REQUIREMENTS
Reproduce the full listing below unchanged, apart from the pictures.

#####

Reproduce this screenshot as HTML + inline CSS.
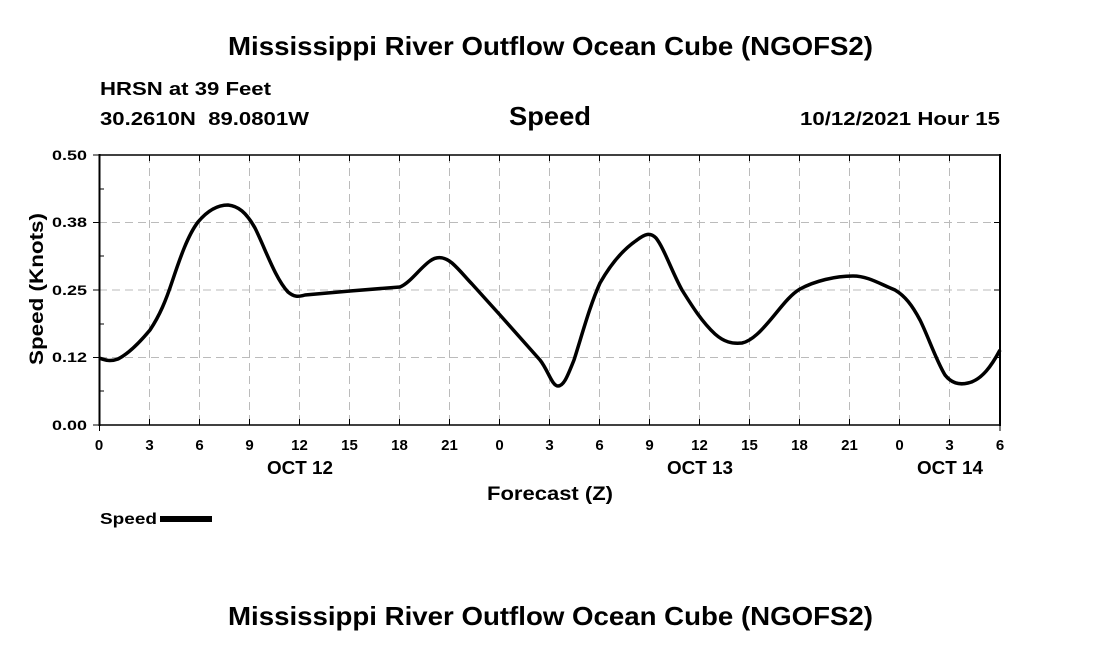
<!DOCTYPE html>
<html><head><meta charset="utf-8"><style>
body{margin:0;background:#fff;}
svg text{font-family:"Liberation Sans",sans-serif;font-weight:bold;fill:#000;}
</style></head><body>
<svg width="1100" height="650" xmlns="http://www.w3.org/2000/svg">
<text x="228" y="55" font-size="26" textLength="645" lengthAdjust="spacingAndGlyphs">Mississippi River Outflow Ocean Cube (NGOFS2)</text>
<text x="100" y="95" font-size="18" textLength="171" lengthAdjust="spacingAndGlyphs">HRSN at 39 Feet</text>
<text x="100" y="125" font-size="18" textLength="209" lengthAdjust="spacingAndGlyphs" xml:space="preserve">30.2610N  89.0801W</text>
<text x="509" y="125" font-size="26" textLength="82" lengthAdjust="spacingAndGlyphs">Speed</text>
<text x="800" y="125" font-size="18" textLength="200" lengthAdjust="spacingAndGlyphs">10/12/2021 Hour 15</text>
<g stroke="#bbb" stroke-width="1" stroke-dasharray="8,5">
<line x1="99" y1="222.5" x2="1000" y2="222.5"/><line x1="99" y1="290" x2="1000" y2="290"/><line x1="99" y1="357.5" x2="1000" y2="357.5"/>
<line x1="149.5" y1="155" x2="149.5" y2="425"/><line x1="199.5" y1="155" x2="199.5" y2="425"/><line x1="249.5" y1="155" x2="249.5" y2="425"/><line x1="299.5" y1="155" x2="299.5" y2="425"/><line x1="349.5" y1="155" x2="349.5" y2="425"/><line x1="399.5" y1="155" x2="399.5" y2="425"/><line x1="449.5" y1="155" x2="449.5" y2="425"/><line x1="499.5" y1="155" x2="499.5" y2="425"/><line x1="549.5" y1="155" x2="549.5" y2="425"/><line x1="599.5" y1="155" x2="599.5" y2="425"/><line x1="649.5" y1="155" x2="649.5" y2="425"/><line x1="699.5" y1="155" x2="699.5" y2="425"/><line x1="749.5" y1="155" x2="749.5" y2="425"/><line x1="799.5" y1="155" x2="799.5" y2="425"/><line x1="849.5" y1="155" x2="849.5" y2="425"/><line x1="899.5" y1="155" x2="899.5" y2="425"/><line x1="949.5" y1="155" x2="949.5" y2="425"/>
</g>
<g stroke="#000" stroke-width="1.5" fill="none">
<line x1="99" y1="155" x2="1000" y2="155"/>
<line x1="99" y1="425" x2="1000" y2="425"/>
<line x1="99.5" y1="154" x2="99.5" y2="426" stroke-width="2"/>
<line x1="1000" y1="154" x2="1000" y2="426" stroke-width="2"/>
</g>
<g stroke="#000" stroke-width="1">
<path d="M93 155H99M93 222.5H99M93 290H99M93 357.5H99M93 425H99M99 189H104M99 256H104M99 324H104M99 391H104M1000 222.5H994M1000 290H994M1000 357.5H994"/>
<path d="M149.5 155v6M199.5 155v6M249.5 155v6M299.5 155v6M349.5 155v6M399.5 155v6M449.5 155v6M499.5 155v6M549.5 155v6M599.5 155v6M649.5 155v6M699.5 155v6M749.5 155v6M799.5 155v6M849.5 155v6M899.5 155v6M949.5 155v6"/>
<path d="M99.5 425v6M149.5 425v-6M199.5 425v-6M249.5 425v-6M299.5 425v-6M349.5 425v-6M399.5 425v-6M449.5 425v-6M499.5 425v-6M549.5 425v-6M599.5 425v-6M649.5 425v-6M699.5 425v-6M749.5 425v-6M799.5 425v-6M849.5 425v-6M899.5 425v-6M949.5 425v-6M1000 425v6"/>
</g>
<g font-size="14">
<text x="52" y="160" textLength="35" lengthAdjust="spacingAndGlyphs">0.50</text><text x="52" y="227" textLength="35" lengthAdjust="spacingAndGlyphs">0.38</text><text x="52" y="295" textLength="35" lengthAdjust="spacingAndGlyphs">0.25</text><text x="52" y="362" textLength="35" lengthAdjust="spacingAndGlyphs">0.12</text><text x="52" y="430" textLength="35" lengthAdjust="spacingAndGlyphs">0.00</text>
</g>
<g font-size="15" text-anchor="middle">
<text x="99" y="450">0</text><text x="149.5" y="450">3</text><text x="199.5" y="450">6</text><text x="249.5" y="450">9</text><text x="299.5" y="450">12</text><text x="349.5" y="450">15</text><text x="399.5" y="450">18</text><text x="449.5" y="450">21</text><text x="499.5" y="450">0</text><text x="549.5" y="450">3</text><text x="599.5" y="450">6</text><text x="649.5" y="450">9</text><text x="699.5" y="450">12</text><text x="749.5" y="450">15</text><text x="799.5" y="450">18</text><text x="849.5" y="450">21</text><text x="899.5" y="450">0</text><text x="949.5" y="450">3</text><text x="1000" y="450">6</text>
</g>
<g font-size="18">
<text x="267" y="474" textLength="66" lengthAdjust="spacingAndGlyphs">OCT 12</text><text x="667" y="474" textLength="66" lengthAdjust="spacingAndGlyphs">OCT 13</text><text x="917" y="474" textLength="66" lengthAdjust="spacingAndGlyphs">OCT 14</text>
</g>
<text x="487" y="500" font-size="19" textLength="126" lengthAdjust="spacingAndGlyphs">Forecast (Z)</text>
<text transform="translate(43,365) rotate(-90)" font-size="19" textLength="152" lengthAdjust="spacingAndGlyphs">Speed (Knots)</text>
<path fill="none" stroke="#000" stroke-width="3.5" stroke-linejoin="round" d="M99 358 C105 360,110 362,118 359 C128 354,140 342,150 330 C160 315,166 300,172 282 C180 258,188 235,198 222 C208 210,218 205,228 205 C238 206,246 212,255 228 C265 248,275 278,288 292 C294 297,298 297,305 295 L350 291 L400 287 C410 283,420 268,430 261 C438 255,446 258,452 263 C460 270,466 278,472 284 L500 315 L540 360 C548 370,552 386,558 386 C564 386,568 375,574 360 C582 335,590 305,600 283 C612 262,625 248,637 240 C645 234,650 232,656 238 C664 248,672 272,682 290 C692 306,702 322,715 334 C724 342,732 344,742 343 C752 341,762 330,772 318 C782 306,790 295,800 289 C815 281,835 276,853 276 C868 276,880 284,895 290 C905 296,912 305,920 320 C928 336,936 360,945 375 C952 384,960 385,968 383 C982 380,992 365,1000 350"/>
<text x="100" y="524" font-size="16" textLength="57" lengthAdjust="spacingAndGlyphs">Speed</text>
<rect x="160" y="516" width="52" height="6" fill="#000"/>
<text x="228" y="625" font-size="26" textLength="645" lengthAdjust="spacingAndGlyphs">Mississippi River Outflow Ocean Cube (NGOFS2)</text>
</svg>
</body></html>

#####

EXERCISE OUTPUT
Reproduce this screenshot as HTML + inline CSS.
<!DOCTYPE html>
<html><head><meta charset="utf-8"><style>
body{margin:0;background:#fff;}
svg text{font-family:"Liberation Sans",sans-serif;font-weight:bold;fill:#000;}
</style></head><body>
<svg width="1100" height="650" xmlns="http://www.w3.org/2000/svg">
<text x="228" y="55" font-size="26" textLength="645" lengthAdjust="spacingAndGlyphs">Mississippi River Outflow Ocean Cube (NGOFS2)</text>
<text x="100" y="95" font-size="18" textLength="171" lengthAdjust="spacingAndGlyphs">HRSN at 39 Feet</text>
<text x="100" y="125" font-size="18" textLength="209" lengthAdjust="spacingAndGlyphs" xml:space="preserve">30.2610N  89.0801W</text>
<text x="509" y="125" font-size="26" textLength="82" lengthAdjust="spacingAndGlyphs">Speed</text>
<text x="800" y="125" font-size="18" textLength="200" lengthAdjust="spacingAndGlyphs">10/12/2021 Hour 15</text>
<g stroke="#bbb" stroke-width="1" stroke-dasharray="8,5">
<line x1="99" y1="222.5" x2="1000" y2="222.5"/><line x1="99" y1="290" x2="1000" y2="290"/><line x1="99" y1="357.5" x2="1000" y2="357.5"/>
<line x1="149.5" y1="155" x2="149.5" y2="425"/><line x1="199.5" y1="155" x2="199.5" y2="425"/><line x1="249.5" y1="155" x2="249.5" y2="425"/><line x1="299.5" y1="155" x2="299.5" y2="425"/><line x1="349.5" y1="155" x2="349.5" y2="425"/><line x1="399.5" y1="155" x2="399.5" y2="425"/><line x1="449.5" y1="155" x2="449.5" y2="425"/><line x1="499.5" y1="155" x2="499.5" y2="425"/><line x1="549.5" y1="155" x2="549.5" y2="425"/><line x1="599.5" y1="155" x2="599.5" y2="425"/><line x1="649.5" y1="155" x2="649.5" y2="425"/><line x1="699.5" y1="155" x2="699.5" y2="425"/><line x1="749.5" y1="155" x2="749.5" y2="425"/><line x1="799.5" y1="155" x2="799.5" y2="425"/><line x1="849.5" y1="155" x2="849.5" y2="425"/><line x1="899.5" y1="155" x2="899.5" y2="425"/><line x1="949.5" y1="155" x2="949.5" y2="425"/>
</g>
<g stroke="#000" stroke-width="1.5" fill="none">
<line x1="99" y1="155" x2="1000" y2="155"/>
<line x1="99" y1="425" x2="1000" y2="425"/>
<line x1="99.5" y1="154" x2="99.5" y2="426" stroke-width="2"/>
<line x1="1000" y1="154" x2="1000" y2="426" stroke-width="2"/>
</g>
<g stroke="#000" stroke-width="1">
<path d="M93 155H99M93 222.5H99M93 290H99M93 357.5H99M93 425H99M99 189H104M99 256H104M99 324H104M99 391H104M1000 222.5H994M1000 290H994M1000 357.5H994"/>
<path d="M149.5 155v6M199.5 155v6M249.5 155v6M299.5 155v6M349.5 155v6M399.5 155v6M449.5 155v6M499.5 155v6M549.5 155v6M599.5 155v6M649.5 155v6M699.5 155v6M749.5 155v6M799.5 155v6M849.5 155v6M899.5 155v6M949.5 155v6"/>
<path d="M99.5 425v6M149.5 425v-6M199.5 425v-6M249.5 425v-6M299.5 425v-6M349.5 425v-6M399.5 425v-6M449.5 425v-6M499.5 425v-6M549.5 425v-6M599.5 425v-6M649.5 425v-6M699.5 425v-6M749.5 425v-6M799.5 425v-6M849.5 425v-6M899.5 425v-6M949.5 425v-6M1000 425v6"/>
</g>
<g font-size="14">
<text x="52" y="160" textLength="35" lengthAdjust="spacingAndGlyphs">0.50</text><text x="52" y="227" textLength="35" lengthAdjust="spacingAndGlyphs">0.38</text><text x="52" y="295" textLength="35" lengthAdjust="spacingAndGlyphs">0.25</text><text x="52" y="362" textLength="35" lengthAdjust="spacingAndGlyphs">0.12</text><text x="52" y="430" textLength="35" lengthAdjust="spacingAndGlyphs">0.00</text>
</g>
<g font-size="15" text-anchor="middle">
<text x="99" y="450">0</text><text x="149.5" y="450">3</text><text x="199.5" y="450">6</text><text x="249.5" y="450">9</text><text x="299.5" y="450">12</text><text x="349.5" y="450">15</text><text x="399.5" y="450">18</text><text x="449.5" y="450">21</text><text x="499.5" y="450">0</text><text x="549.5" y="450">3</text><text x="599.5" y="450">6</text><text x="649.5" y="450">9</text><text x="699.5" y="450">12</text><text x="749.5" y="450">15</text><text x="799.5" y="450">18</text><text x="849.5" y="450">21</text><text x="899.5" y="450">0</text><text x="949.5" y="450">3</text><text x="1000" y="450">6</text>
</g>
<g font-size="18">
<text x="267" y="474" textLength="66" lengthAdjust="spacingAndGlyphs">OCT 12</text><text x="667" y="474" textLength="66" lengthAdjust="spacingAndGlyphs">OCT 13</text><text x="917" y="474" textLength="66" lengthAdjust="spacingAndGlyphs">OCT 14</text>
</g>
<text x="487" y="500" font-size="19" textLength="126" lengthAdjust="spacingAndGlyphs">Forecast (Z)</text>
<text transform="translate(43,365) rotate(-90)" font-size="19" textLength="152" lengthAdjust="spacingAndGlyphs">Speed (Knots)</text>
<path fill="none" stroke="#000" stroke-width="3.5" stroke-linejoin="round" d="M99 358 C105 360,110 362,118 359 C128 354,140 342,150 330 C160 315,166 300,172 282 C180 258,188 235,198 222 C208 210,218 205,228 205 C238 206,246 212,255 228 C265 248,275 278,288 292 C294 297,298 297,305 295 L350 291 L400 287 C410 283,420 268,430 261 C438 255,446 258,452 263 C460 270,466 278,472 284 L500 315 L540 360 C548 370,552 386,558 386 C564 386,568 375,574 360 C582 335,590 305,600 283 C612 262,625 248,637 240 C645 234,650 232,656 238 C664 248,672 272,682 290 C692 306,702 322,715 334 C724 342,732 344,742 343 C752 341,762 330,772 318 C782 306,790 295,800 289 C815 281,835 276,853 276 C868 276,880 284,895 290 C905 296,912 305,920 320 C928 336,936 360,945 375 C952 384,960 385,968 383 C982 380,992 365,1000 350"/>
<text x="100" y="524" font-size="16" textLength="57" lengthAdjust="spacingAndGlyphs">Speed</text>
<rect x="160" y="516" width="52" height="6" fill="#000"/>
<text x="228" y="625" font-size="26" textLength="645" lengthAdjust="spacingAndGlyphs">Mississippi River Outflow Ocean Cube (NGOFS2)</text>
</svg>
</body></html>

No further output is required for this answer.